Tornado Warning Device

By: Erich Spivey
By: Erich Spivey

November 6, 2005
The tornados have put a spotlight on overnight storms while many people are asleep. News 12 is on your side with more on a device that, if implemented, could help save your life.

Crews are still sifting through the damage in Indiana and Kentucky after a deadly tornado leveled neighborhoods. It passed through at 2 a.m., when most were asleep. But there is a tool that can help.

“This is my NOAA alert radio from home,” said Pam Tucker.

Columbia County Emergency Operations Director Pam Tucker shows off the tool that could save your life.

“At night when you turn that TV off and go to bed, this is your lifeline. It will sound a little siren to wake you up and you’ll listen to the message for your county,” Tucker said.

The radios have been around for a while. But the new technology allows you to program alerts just for your country and ones nearby.

“If a tornado is coming on in McDuffie, we want to know here as well, not necessarily be awakened for a thunderstorm in Screven County,” Tucker said.

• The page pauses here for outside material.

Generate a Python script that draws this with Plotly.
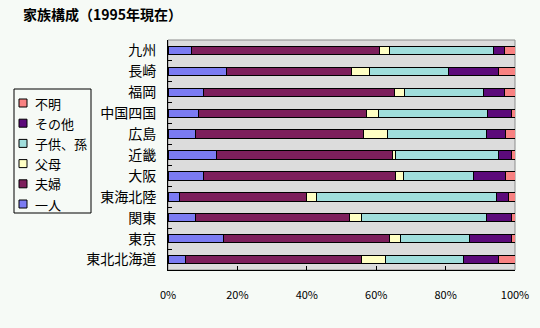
import plotly.graph_objects as go

# Regions, listed top to bottom
regions = ["九州", "長崎", "福岡", "中国四国", "広島", "近畿", "大阪",
           "東海北陸", "関東", "東京", "東北北海道"]

# Share of households by family type (%)
hitori = [6.9, 17.0, 10.1, 8.9, 8.0, 14.1, 10.1, 3.2, 8.0, 16.1, 4.9]
fufu = [54.1, 36.0, 55.1, 48.2, 48.2, 50.7, 55.6, 36.7, 44.4, 47.6, 50.8]
fubo = [2.9, 5.2, 2.9, 3.6, 7.0, 0.9, 2.1, 2.9, 3.3, 3.2, 6.9]
kodomo = [29.9, 22.7, 22.9, 31.4, 28.7, 29.4, 20.1, 52.0, 36.2, 20.1, 22.6]
sonota = [3.2, 14.2, 6.0, 6.9, 5.3, 4.0, 9.3, 3.3, 7.2, 12.1, 9.9]
fumei = [3.0, 4.9, 3.0, 1.0, 2.9, 1.0, 2.9, 2.0, 1.0, 1.0, 4.9]

series_names = ["一人", "夫婦", "父母", "子供、孫", "その他", "不明"]
series_values = [hitori, fufu, fubo, kodomo, sonota, fumei]
series_colors = ["#7b7bf2", "#7d1f5c", "#ffffc4", "#a0dedc", "#5c0a7a", "#f88282"]

FONT = "Noto Sans CJK JP"
PAGE_BG = "#f6faf6"
W, H = 540, 328
ML, MR, MT, MB = 168, 25, 40, 58
PW, PH = W - ML - MR, H - MT - MB


def px_x(x):
    """Page pixel x -> paper coordinate."""
    return (x - ML) / PW


def px_y(y):
    """Page pixel y (from top) -> paper coordinate."""
    return (H - MB - y) / PH


fig = go.Figure()
for name, vals, col in zip(series_names, series_values, series_colors):
    fig.add_trace(go.Bar(
        y=regions, x=vals, name=name, orientation="h",
        marker=dict(color=col, line=dict(color="#000000", width=1)),
    ))

# Boxed legend on the left, last series on top
shapes = [
    dict(type="rect", xref="paper", yref="paper", x0=0, x1=1, y0=0, y1=1,
         line=dict(color="#8c8c8c", width=1), layer="below"),
    dict(type="rect", xref="paper", yref="paper",
         x0=px_x(14), x1=px_x(91), y0=px_y(213), y1=px_y(89),
         line=dict(color="#000000", width=1), fillcolor=PAGE_BG, layer="above"),
]
annotations = []
for i, (name, col) in enumerate(zip(series_names[::-1], series_colors[::-1])):
    cy = 103 + i * 20.2
    shapes.append(dict(type="rect", xref="paper", yref="paper",
                       x0=px_x(19), x1=px_x(27), y0=px_y(cy + 4), y1=px_y(cy - 4),
                       line=dict(color="#000000", width=1), fillcolor=col,
                       layer="above"))
    annotations.append(dict(text=name, xref="paper", yref="paper",
                            x=px_x(33), y=px_y(cy), xanchor="left", yanchor="middle",
                            showarrow=False,
                            font=dict(family=FONT, size=13, color="#000000")))

fig.update_layout(
    width=W, height=H,
    barmode="stack", bargap=0.6,
    paper_bgcolor=PAGE_BG, plot_bgcolor="#dcdcdc",
    margin=dict(l=ML, r=MR, t=MT, b=MB),
    font=dict(family=FONT, size=12, color="#000000"),
    title=dict(text="<b>家族構成（1995年現在）</b>", x=23 / W, xanchor="left",
               y=1 - 15 / H, yanchor="middle",
               font=dict(family=FONT, size=14, color="#000000")),
    showlegend=False,
    shapes=shapes,
    annotations=annotations,
)

fig.update_xaxes(
    range=[0, 100], dtick=20, ticksuffix="%", showgrid=False, zeroline=False,
    showline=True, linecolor="#000000", linewidth=1,
    ticks="inside", ticklen=4, tickcolor="#000000",
    tickfont=dict(family=FONT, size=11, color="#000000"),
    ticklabelstandoff=15,
)
fig.update_yaxes(
    autorange="reversed", showgrid=False,
    showline=True, linecolor="#000000", linewidth=1,
    ticks="inside", tickson="boundaries", ticklen=4, tickcolor="#000000",
    tickfont=dict(family=FONT, size=14, color="#000000"),
    ticklabelstandoff=8,
)

fig.write_html("out.html")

“Those things will go off and wake you up and get you ready for the storm,” said Adam Clark, News 12 Meteorologist.

News 12’s Meteorologist Adam Clark says the alert radio is a vital tool to weather the storm, especially at night. In fact, on Saturday he hosted a storm spotter training course to help locals ID storm systems.

“There’s just so much energy, especially in the summer and springtime when the earth is radiating lots of heat into the atmosphere, we get lots of convection and that can occur at night, especially in the warm season,” Clark said.

A simple tool, that works even without power, in the midst of the storm.

The weather alert radios are avalabile at most electronic stores and cost about $40 each.